An energetic ‘pause’ in Gateway West power line plan

Published: January 26, 2013 

Ernie Brewer of Oreana strains to listen to Gov. Butch Otter’s staff Friday during Capital for a Day in Kuna.

Darin Oswald

The Bureau of Land Management was due to release its final recommendation Friday for the Gateway West route across Southern Idaho.

“We’ve decided it was appropriate for us to take a pause,” Walt George, BLM’s Gateway West project manager, said at Gov. Butch Otter’s Capital for a Day event. “Hopefully, we can find a place where everybody is satisfied.”

Finding a route for the massive project has been complicated. Residents complained about a 2009 recommendation that brought the lines too close to several communities, including Kuna.

Local, federal and utility officials worked out a compromise route across federal land in the Morley Nelson Snake River Birds of Prey area. But in October, the bureau tossed out that plan, choosing instead a route on private land through Kuna and Melba — angering residents as well as local and state officials.

The 1,150-mile Gateway West line would run from Glenrock, Wyo., to Murphy and would expand transmission capacity across the Intermountain West. The line includes two routes in Idaho to ensure reliability, one through the Treasure Valley and the other south in Owyhee County, before coming back together at the Hemingway power station near Melba.

The line was first designed to provide more access to Utah and Western markets for Wyoming’s coal-powered electric generation. Now Rocky Mountain Power and others have developed hundreds of megawatts of wind power in Wyoming and Idaho that the line could carry.

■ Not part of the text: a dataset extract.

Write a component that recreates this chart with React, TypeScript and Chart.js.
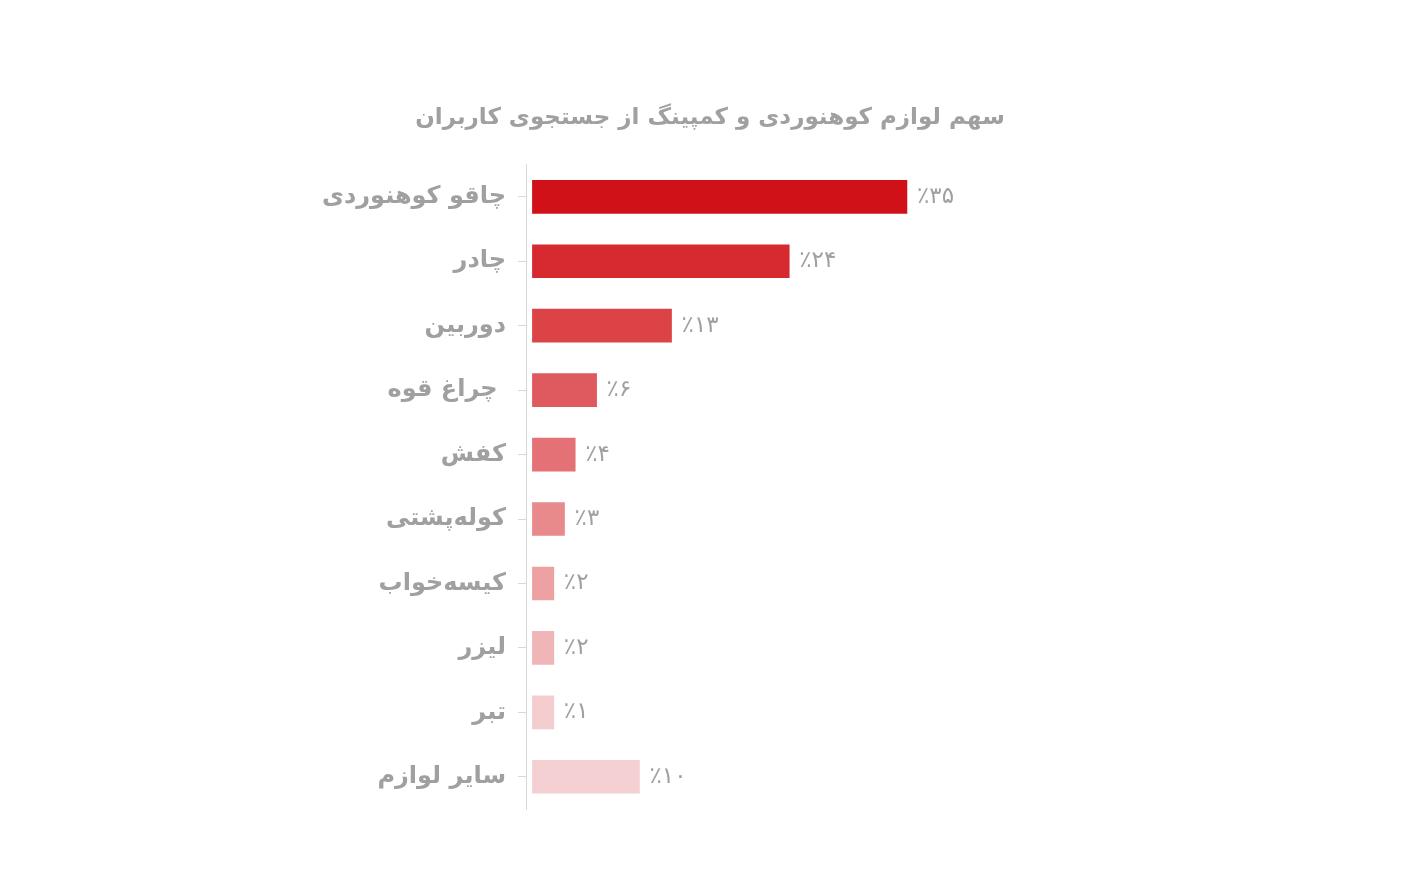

But state officials say electricity demand has dropped because of the recession and strong energy-efficiency programs. That has removed some of the pressure to complete the line quickly.

Even if BLM approves the route early this year, construction is not expected to begin before 2015.

REJECTING THE LOCAL COMPROMISE

Officials in Washington relocated the compromised local route, they said, to protect the system that guides management decisions on the Birds of Prey area.

At the Kuna event Friday, citizens expressed their frustration.

“This is not a not-in-my-backyard issue,” said James Burch of Melba. “The issue is the future of Kuna, the future of Melba.”

Burch said running the 90-foot-tall, 500-kilovolt line would hurt Melba as the region grows.

“It effectively makes Melba the other side of the tracks,” Burch said.

Idaho Public Utilities Commissioner Paul Kjellander said there is no certainty the line will be built even if a route is approved. A route for a north-south line in eastern Idaho approved in the 1990s still has not broken ground.

Dale Willis, a developer from Phoenix, said he has spent “millions and millions” of dollars on a large farm outside of Melba. If the route is approved across his property, he won’t be able to sell it even if the line is not built, he said. No one would want to buy a farm that could be a site for giant transmission towers.

Several speakers wanted to know who will make the final decision. Kjellander said the Idaho PUC will make the financing decision. Since the cost for a power line ranges from $1.5 million to $2.5 million per mile, “we want utilities to recognize we want the shortest route we can get,” Kjellander said.

Idaho counties, Idaho Power and even the Federal Energy Regulatory Commission have a say on the route.

But the real decision, Otter said, comes down to the Interior secretary, because so much of the line will have to cross federal land.

Outgoing Secretary Ken Salazar has committed to send the BLM director to meet with Otter before the final environmental impact statement — and route recommendation — is out.

“We’re quite explicit the state believes the routes should go to the consensus,” Otter said.